Input:
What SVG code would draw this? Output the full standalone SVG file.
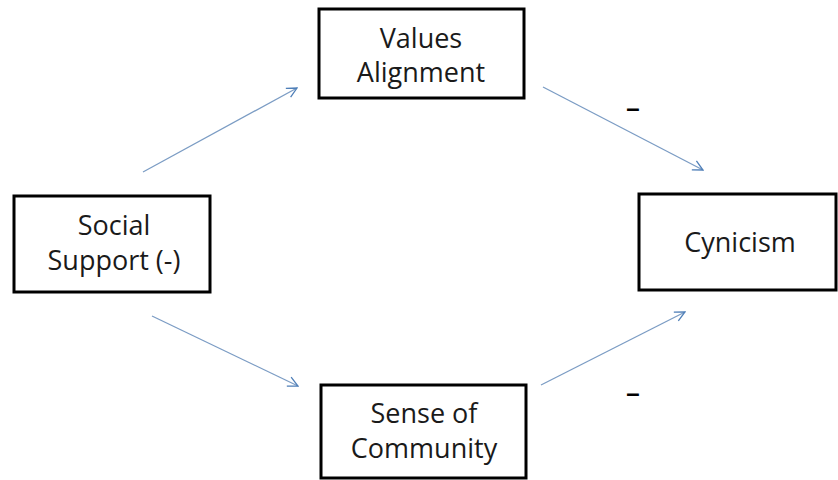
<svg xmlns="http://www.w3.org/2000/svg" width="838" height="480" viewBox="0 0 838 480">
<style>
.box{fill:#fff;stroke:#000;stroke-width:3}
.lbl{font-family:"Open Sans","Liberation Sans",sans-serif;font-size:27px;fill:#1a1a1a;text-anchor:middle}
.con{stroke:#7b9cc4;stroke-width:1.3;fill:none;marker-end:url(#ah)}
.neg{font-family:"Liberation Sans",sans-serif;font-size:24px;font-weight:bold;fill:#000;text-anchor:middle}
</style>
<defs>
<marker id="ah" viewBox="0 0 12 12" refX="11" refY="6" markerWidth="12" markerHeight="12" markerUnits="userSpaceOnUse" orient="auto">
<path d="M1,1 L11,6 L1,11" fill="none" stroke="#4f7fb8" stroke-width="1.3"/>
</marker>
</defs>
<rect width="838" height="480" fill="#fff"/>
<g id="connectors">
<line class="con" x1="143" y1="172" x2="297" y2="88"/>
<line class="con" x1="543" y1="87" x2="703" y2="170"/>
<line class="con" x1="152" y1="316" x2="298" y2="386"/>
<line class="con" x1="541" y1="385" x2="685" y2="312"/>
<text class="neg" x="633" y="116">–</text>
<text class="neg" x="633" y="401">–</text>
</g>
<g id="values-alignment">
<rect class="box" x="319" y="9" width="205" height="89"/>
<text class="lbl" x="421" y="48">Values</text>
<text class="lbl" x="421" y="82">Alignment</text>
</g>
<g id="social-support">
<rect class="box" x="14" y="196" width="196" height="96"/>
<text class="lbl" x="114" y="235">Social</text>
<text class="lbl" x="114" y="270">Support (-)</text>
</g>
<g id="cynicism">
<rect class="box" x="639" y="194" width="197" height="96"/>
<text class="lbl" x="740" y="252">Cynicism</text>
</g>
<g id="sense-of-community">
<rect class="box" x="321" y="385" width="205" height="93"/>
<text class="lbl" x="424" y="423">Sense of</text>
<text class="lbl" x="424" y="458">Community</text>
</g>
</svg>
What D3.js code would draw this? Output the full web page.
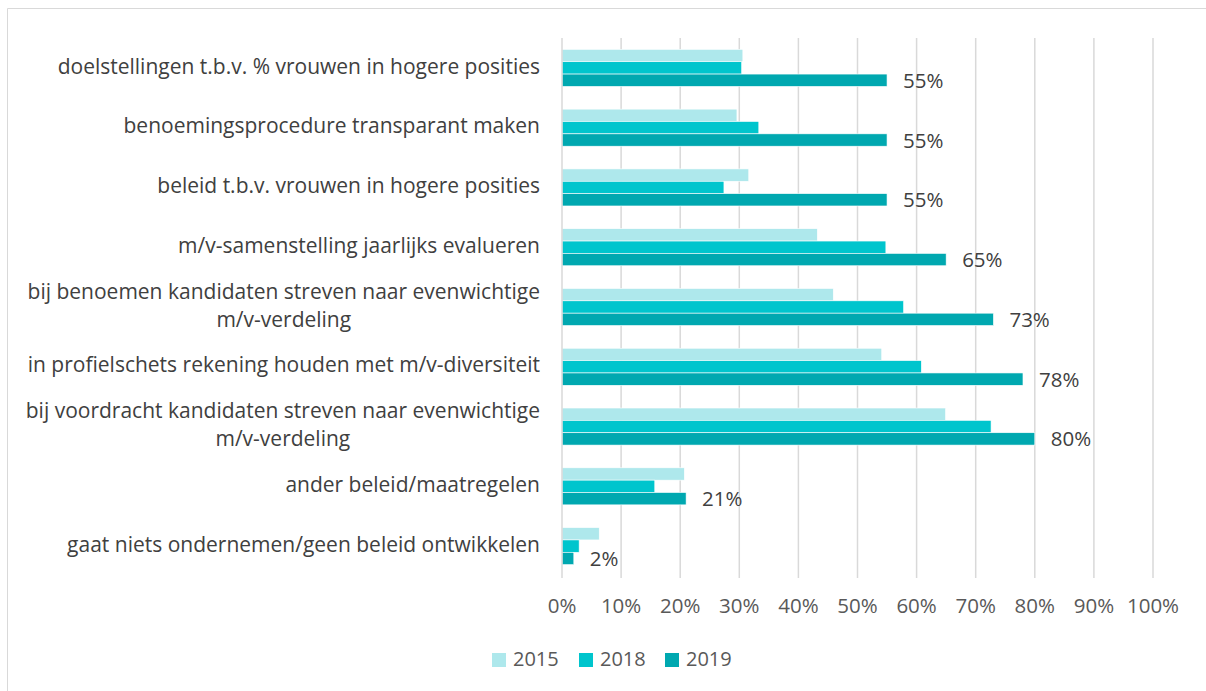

The problem: Set down every entry word for word, but omit the pictures.

Worked answer:
What SVG code would draw this? Output the full standalone SVG file.
<svg xmlns="http://www.w3.org/2000/svg" width="838" height="480" viewBox="0 0 838 480">
<style>
.box{fill:#fff;stroke:#000;stroke-width:3}
.lbl{font-family:"Open Sans","Liberation Sans",sans-serif;font-size:27px;fill:#1a1a1a;text-anchor:middle}
.con{stroke:#7b9cc4;stroke-width:1.3;fill:none;marker-end:url(#ah)}
.neg{font-family:"Liberation Sans",sans-serif;font-size:24px;font-weight:bold;fill:#000;text-anchor:middle}
</style>
<defs>
<marker id="ah" viewBox="0 0 12 12" refX="11" refY="6" markerWidth="12" markerHeight="12" markerUnits="userSpaceOnUse" orient="auto">
<path d="M1,1 L11,6 L1,11" fill="none" stroke="#4f7fb8" stroke-width="1.3"/>
</marker>
</defs>
<rect width="838" height="480" fill="#fff"/>
<g id="connectors">
<line class="con" x1="143" y1="172" x2="297" y2="88"/>
<line class="con" x1="543" y1="87" x2="703" y2="170"/>
<line class="con" x1="152" y1="316" x2="298" y2="386"/>
<line class="con" x1="541" y1="385" x2="685" y2="312"/>
<text class="neg" x="633" y="116">–</text>
<text class="neg" x="633" y="401">–</text>
</g>
<g id="values-alignment">
<rect class="box" x="319" y="9" width="205" height="89"/>
<text class="lbl" x="421" y="48">Values</text>
<text class="lbl" x="421" y="82">Alignment</text>
</g>
<g id="social-support">
<rect class="box" x="14" y="196" width="196" height="96"/>
<text class="lbl" x="114" y="235">Social</text>
<text class="lbl" x="114" y="270">Support (-)</text>
</g>
<g id="cynicism">
<rect class="box" x="639" y="194" width="197" height="96"/>
<text class="lbl" x="740" y="252">Cynicism</text>
</g>
<g id="sense-of-community">
<rect class="box" x="321" y="385" width="205" height="93"/>
<text class="lbl" x="424" y="423">Sense of</text>
<text class="lbl" x="424" y="458">Community</text>
</g>
</svg>
What D3.js code would draw this? Output the full web page.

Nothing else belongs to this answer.